(Figure scripts)

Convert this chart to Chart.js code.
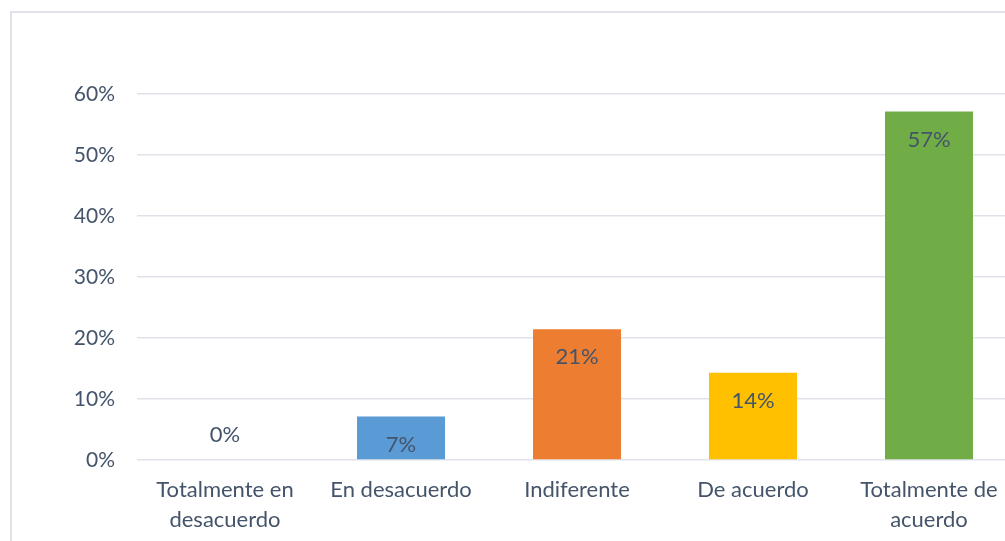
<!DOCTYPE html>
<html>
<head>
<meta charset="utf-8">
<script src="https://cdn.jsdelivr.net/npm/chart.js@4/dist/chart.umd.min.js"></script>
<style>
  html, body { margin: 0; padding: 0; background: #fff; overflow: hidden; }
  #frame { position: absolute; left: 10px; top: 11px; width: 1100px; height: 600px; border: 2px solid #dfe3e9; }
  #wrap { position: absolute; left: 0; top: 0; width: 1040px; height: 541px; }
</style>
</head>
<body>
<div id="frame"></div>
<div id="wrap"><canvas id="myChart" width="1040" height="541"></canvas></div>
<script>
const categories = [
    ['Totalmente en', 'desacuerdo'],
    'En desacuerdo',
    'Indiferente',
    'De acuerdo',
    ['Totalmente de', 'acuerdo']
];
const percentValues = [0, 7.14, 21.43, 14.29, 57.14];
const barColors = ['#5b9bd5', '#5b9bd5', '#ed7d31', '#ffc000', '#70ad47'];
const yTicks = [0, 10, 20, 30, 40, 50, 60];

const textColor = '#44546a';
const gridColor = '#dfe3e9';
const fontFamily = 'Lato, "Open Sans", sans-serif';

// draws the % label inside the top of each bar (above the base when zero)
const valueLabels = {
    id: 'valueLabels',
    afterDatasetsDraw(chart) {
        const ctx = chart.ctx;
        const meta = chart.getDatasetMeta(0);
        ctx.save();
        ctx.font = '22px ' + fontFamily;
        ctx.fillStyle = textColor;
        ctx.textAlign = 'center';
        ctx.textBaseline = 'middle';
        meta.data.forEach((bar, i) => {
            const v = percentValues[i];
            const y = v > 0 ? bar.y + 28 : bar.base - 25;
            ctx.fillText(Math.round(v) + '%', bar.x, y);
        });
        ctx.restore();
    }
};

const ctx = document.getElementById('myChart').getContext('2d');

new Chart(ctx, {
    type: 'bar',
    data: {
        labels: categories,
        datasets: [{
            data: percentValues,
            backgroundColor: barColors,
            borderWidth: 0,
            categoryPercentage: 1,
            barPercentage: 0.5,
        }],
    },
    options: {
        responsive: false,
        animation: false,
        layout: { padding: { top: 94, right: 23, bottom: 0, left: 0 } },
        plugins: {
            legend: { display: false },
            tooltip: { enabled: false },
        },
        scales: {
            x: {
                grid: { display: false, drawTicks: false },
                border: { display: false },
                ticks: {
                    color: textColor,
                    padding: 15,
                    maxRotation: 0,
                    autoSkip: false,
                    font: { family: fontFamily, size: 22, lineHeight: 1.36 },
                },
                afterFit: (scale) => { scale.height = 81; },
            },
            y: {
                min: 0,
                max: 60,
                afterBuildTicks: (scale) => { scale.ticks = yTicks.map(v => ({ value: v })); },
                grid: { color: gridColor, lineWidth: 1.5, drawTicks: false },
                border: { display: false },
                ticks: {
                    color: textColor,
                    padding: 22,
                    font: { family: fontFamily, size: 21 },
                    callback: (v) => v + '%',
                },
                afterFit: (scale) => { scale.width = 137; },
            },
        },
    },
    plugins: [valueLabels],
});
</script>
</body>
</html>
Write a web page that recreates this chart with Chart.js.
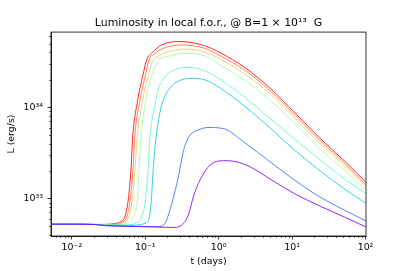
<!DOCTYPE html>
<html>
<head>
<meta charset="utf-8">
<script src="https://cdn.jsdelivr.net/npm/chart.js@4.4.1/dist/chart.umd.min.js"></script>
<style>
  html, body { margin: 0; padding: 0; background: #fff; }
  #chart { display: block; }
</style>
</head>
<body>
<canvas id="chart" width="407" height="271"></canvas>
<script>
// t (days), L (erg/s), one list per curve (purple -> red)
const curve0 = [[0.005, 5.2e32], [0.01, 5.2e32], [0.02, 5.17e32], [0.0282, 5.02e32], [0.0847, 4.9e32], [0.254, 4.8e32],
  [0.314, 5.09e32], [0.386, 6.55e32], [0.452, 1.04e33], [0.557, 1.59e33], [0.763, 2.32e33], [1.16, 2.59e33],
  [1.67, 2.54e33], [2.68, 2.22e33], [5.02, 1.63e33], [11.0, 1.115e33], [24.2, 8.2e32], [53, 6.17e32], [100, 4.87e32]];
const curve1 = [[0.005, 5.2e32], [0.01, 5.2e32], [0.02, 5.17e32], [0.0282, 5.02e32], [0.0847, 4.92e32], [0.159, 4.9e32],
  [0.186, 5.35e32], [0.217, 7.44e32], [0.254, 1.2e33], [0.282, 1.7e33], [0.33, 3.3e33], [0.37, 4.3e33], [0.407, 4.96e33],
  [0.524, 5.63e33], [0.717, 6.0e33], [1.15, 5.85e33], [2.29, 4.05e33], [5.02, 2.52e33], [11.0, 1.57e33],
  [24.2, 1.03e33], [53, 7.34e32], [100, 5.67e32]];
const curve2 = [[0.005, 5.2e32], [0.01, 5.2e32], [0.02, 5.17e32], [0.0282, 5.09e32], [0.0618, 5.06e32], [0.1045, 5.42e32],
  [0.114, 6.28e32], [0.121, 9.58e32], [0.128, 2.05e33], [0.14, 4.6e33], [0.161, 9.34e33], [0.186, 1.33e34],
  [0.217, 1.63e34], [0.268, 1.9e34], [0.434, 2.08e34], [0.652, 2.0e34], [1.045, 1.63e34], [2.29, 1.02e34],
  [5.02, 5.92e33], [11.0, 3.35e33], [24.2, 2.0e33], [53, 1.25e33], [100, 8.88e32]];
const curve3 = [[0.005, 5.2e32], [0.01, 5.2e32], [0.02, 5.17e32], [0.0282, 5.11e32], [0.0528, 5.1e32], [0.0746, 5.33e32],
  [0.0887, 6.23e32], [0.1006, 9.58e32], [0.1088, 2.05e33], [0.1159, 4.72e33], [0.1314, 9.34e33], [0.1504, 1.59e34],
  [0.18, 2.1e34], [0.217, 2.44e34], [0.382, 2.75e34], [0.652, 2.51e34], [1.045, 2.03e34], [2.29, 1.28e34],
  [5.02, 7.53e33], [11.0, 4.43e33], [24.2, 2.64e33], [53, 1.61e33], [100, 1.135e33]];
const curve4 = [[0.005, 5.2e32], [0.01, 5.2e32], [0.02, 5.17e32], [0.0282, 5.14e32], [0.0386, 5.14e32], [0.0546, 5.35e32],
  [0.068, 6.23e32], [0.0783, 9.58e32], [0.0821, 2.05e33], [0.0874, 4.72e33], [0.1022, 1.2e34], [0.1196, 2.1e34],
  [0.1504, 3.27e34], [0.198, 3.61e34], [0.382, 3.92e34], [0.652, 3.66e34], [1.045, 2.92e34], [2.29, 1.97e34],
  [5.02, 1.19e34], [11.0, 6.64e33], [24.2, 3.48e33], [53, 2.0e33], [100, 1.26e33]];
const curve5 = [[0.005, 5.2e32], [0.01, 5.2e32], [0.02, 5.17e32], [0.0282, 5.15e32], [0.0386, 5.18e32], [0.0497, 5.39e32],
  [0.06, 6.31e32], [0.0665, 9.58e32], [0.0724, 2.05e33], [0.0778, 4.72e33], [0.0921, 1.2e34], [0.1106, 2.26e34],
  [0.1254, 3.15e34], [0.149, 3.61e34], [0.192, 4.0e34], [0.348, 4.37e34], [0.652, 4.04e34], [1.045, 3.37e34],
  [2.29, 2.31e34], [5.02, 1.4e34], [11.0, 7.53e33], [24.2, 3.95e33], [53, 2.22e33], [100, 1.36e33]];
const curve6 = [[0.005, 5.2e32], [0.01, 5.2e32], [0.02, 5.17e32], [0.0282, 5.16e32], [0.0386, 5.22e32], [0.0466, 5.42e32],
  [0.0562, 6.31e32], [0.0622, 9.58e32], [0.068, 2.05e33], [0.0719, 4.72e33], [0.0847, 1.2e34], [0.1006, 2.26e34],
  [0.1123, 3.31e34], [0.1378, 3.95e34], [0.1744, 4.43e34], [0.317, 4.84e34], [0.652, 4.43e34], [1.045, 3.69e34],
  [2.29, 2.54e34], [5.02, 1.52e34], [11.0, 8.13e33], [24.2, 4.26e33], [53, 2.38e33], [100, 1.43e33]];
const curve7 = [[0.005, 5.2e32], [0.01, 5.2e32], [0.02, 5.17e32], [0.0282, 5.18e32], [0.0386, 5.28e32], [0.0452, 5.49e32],
  [0.0528, 6.31e32], [0.0586, 9.58e32], [0.0638, 2.05e33], [0.0675, 4.72e33], [0.0788, 1.2e34], [0.093, 2.26e34],
  [0.1045, 3.31e34], [0.127, 4.05e34], [0.1675, 4.84e34], [0.297, 5.28e34], [0.652, 4.73e34], [1.045, 3.98e34],
  [2.29, 2.72e34], [5.02, 1.62e34], [11.0, 8.66e33], [24.2, 4.54e33], [53, 2.52e33], [100, 1.52e33]];

const curves = [curve0, curve1, curve2, curve3, curve4, curve5, curve6, curve7];
// matplotlib "rainbow" colormap sampled at 8 points
const colors = ['128,0,255', '55,111,249', '18,199,230', '91,249,199', '164,249,159', '237,199,111', '255,111,57', '255,0,0'];

const xTicks = [0.01, 0.1, 1, 10, 100];
const yTicks = [1e33, 1e34];

const SUP = { '-': '⁻', '0': '⁰', '1': '¹', '2': '²', '3': '³', '4': '⁴', '5': '⁵', '6': '⁶', '7': '⁷', '8': '⁸', '9': '⁹' };
function powLabel(v) {
  const e = String(Math.round(Math.log10(v)));
  return '10' + e.split('').map(c => SUP[c]).join('');
}

// frame + minor log ticks, drawn through the chart's own scales
const framePlugin = {
  id: 'frame',
  afterDraw(chart) {
    const { ctx, chartArea: a, scales } = chart;
    ctx.save();
    ctx.strokeStyle = '#000';
    ctx.lineWidth = 0.8;
    ctx.strokeRect(a.left, a.top, a.right - a.left, a.bottom - a.top);
    ctx.lineWidth = 0.6;
    ctx.beginPath();
    for (let n = -3; n <= 2; n++) {
      for (let k = 2; k <= 9; k++) {
        const v = k * Math.pow(10, n);
        if (v <= scales.x.min || v >= scales.x.max) continue;
        const px = Math.round(scales.x.getPixelForValue(v)) + 0.5;
        ctx.moveTo(px, a.bottom);
        ctx.lineTo(px, a.bottom + 2);
      }
    }
    for (let n = 32; n <= 34; n++) {
      for (let k = 2; k <= 9; k++) {
        const v = k * Math.pow(10, n);
        if (v <= scales.y.min || v >= scales.y.max) continue;
        const py = Math.round(scales.y.getPixelForValue(v)) + 0.5;
        ctx.moveTo(a.left, py);
        ctx.lineTo(a.left - 2, py);
      }
    }
    ctx.stroke();
    ctx.restore();
  }
};

const font = { family: 'DejaVu Sans', size: 9.4 };

new Chart(document.getElementById('chart'), {
  type: 'line',
  data: {
    datasets: curves.map((c, i) => ({
      data: c.map(p => ({ x: p[0], y: p[1] })),
      borderColor: 'rgba(' + colors[i] + ',0.85)',
      borderWidth: 1,
      pointRadius: 0,
      fill: false,
      cubicInterpolationMode: 'monotone'
    }))
  },
  options: {
    responsive: false,
    animation: false,
    devicePixelRatio: 1,
    layout: { padding: { left: 0, right: 41, top: 0, bottom: 0 } },
    plugins: {
      legend: { display: false },
      tooltip: { enabled: false },
      title: {
        display: true,
        fullSize: false,
        text: 'Luminosity in local f.o.r., @ B=1 × 10¹³  G',
        color: '#000',
        font: { family: 'DejaVu Sans', size: 10.9, weight: 'normal' },
        padding: { top: 17, bottom: 2 }
      }
    },
    scales: {
      x: {
        type: 'logarithmic',
        min: 0.0052,
        max: 101.5,
        afterBuildTicks: s => { s.ticks = xTicks.map(v => ({ value: v })); },
        afterFit: s => { s.height = 35; },
        ticks: { color: '#000', font, padding: 2.5, maxRotation: 0, autoSkip: false, callback: v => powLabel(v) },
        grid: { drawOnChartArea: false, drawTicks: true, tickLength: 3.5, color: '#000', lineWidth: 0.8 },
        border: { display: true, color: '#000', width: 0.8 },
        title: { display: true, text: 't (days)', color: '#000', font, padding: { top: 0, bottom: 3.7 } }
      },
      y: {
        type: 'logarithmic',
        min: 3.86e32,
        max: 6.7e34,
        afterBuildTicks: s => { s.ticks = yTicks.map(v => ({ value: v })); },
        afterFit: s => { s.width = 51; },
        ticks: { color: '#000', font, padding: 4.5, autoSkip: false, callback: v => powLabel(v) },
        grid: { drawOnChartArea: false, drawTicks: true, tickLength: 3.5, color: '#000', lineWidth: 0.8 },
        border: { display: true, color: '#000', width: 0.8 },
        title: { display: true, text: 'L (erg/s)', color: '#000', font, padding: { top: 6.4, bottom: 0 } }
      }
    }
  },
  plugins: [framePlugin]
});
</script>
</body>
</html>
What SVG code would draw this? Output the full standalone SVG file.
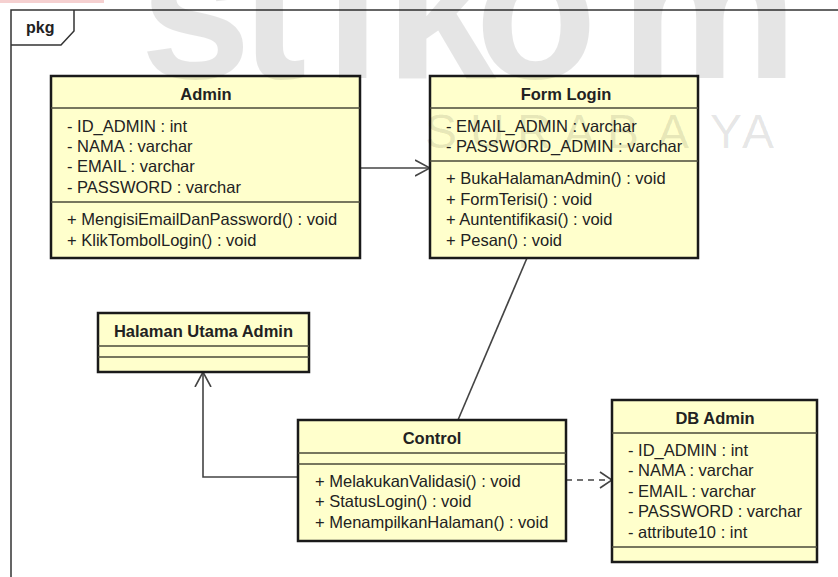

▶ [Required task]
Reproduce the material above exactly, first line through the line that contains "const ctx = document.getElementById('myChart').getContext('2d');", minus the pictures.

▶ [Solved problem]
Convert this chart to Chart.js code.
<!DOCTYPE html>
<html>
<head>
<meta charset="utf-8">
<script src="https://cdn.jsdelivr.net/npm/chart.js@4/dist/chart.umd.min.js"></script>
<style>
  html, body { margin: 0; padding: 0; background: #fff; overflow: hidden; }
  #frame { position: absolute; left: 10px; top: 11px; width: 1100px; height: 600px; border: 2px solid #dfe3e9; }
  #wrap { position: absolute; left: 0; top: 0; width: 1040px; height: 541px; }
</style>
</head>
<body>
<div id="frame"></div>
<div id="wrap"><canvas id="myChart" width="1040" height="541"></canvas></div>
<script>
const categories = [
    ['Totalmente en', 'desacuerdo'],
    'En desacuerdo',
    'Indiferente',
    'De acuerdo',
    ['Totalmente de', 'acuerdo']
];
const percentValues = [0, 7.14, 21.43, 14.29, 57.14];
const barColors = ['#5b9bd5', '#5b9bd5', '#ed7d31', '#ffc000', '#70ad47'];
const yTicks = [0, 10, 20, 30, 40, 50, 60];

const textColor = '#44546a';
const gridColor = '#dfe3e9';
const fontFamily = 'Lato, "Open Sans", sans-serif';

// draws the % label inside the top of each bar (above the base when zero)
const valueLabels = {
    id: 'valueLabels',
    afterDatasetsDraw(chart) {
        const ctx = chart.ctx;
        const meta = chart.getDatasetMeta(0);
        ctx.save();
        ctx.font = '22px ' + fontFamily;
        ctx.fillStyle = textColor;
        ctx.textAlign = 'center';
        ctx.textBaseline = 'middle';
        meta.data.forEach((bar, i) => {
            const v = percentValues[i];
            const y = v > 0 ? bar.y + 28 : bar.base - 25;
            ctx.fillText(Math.round(v) + '%', bar.x, y);
        });
        ctx.restore();
    }
};

const ctx = document.getElementById('myChart').getContext('2d');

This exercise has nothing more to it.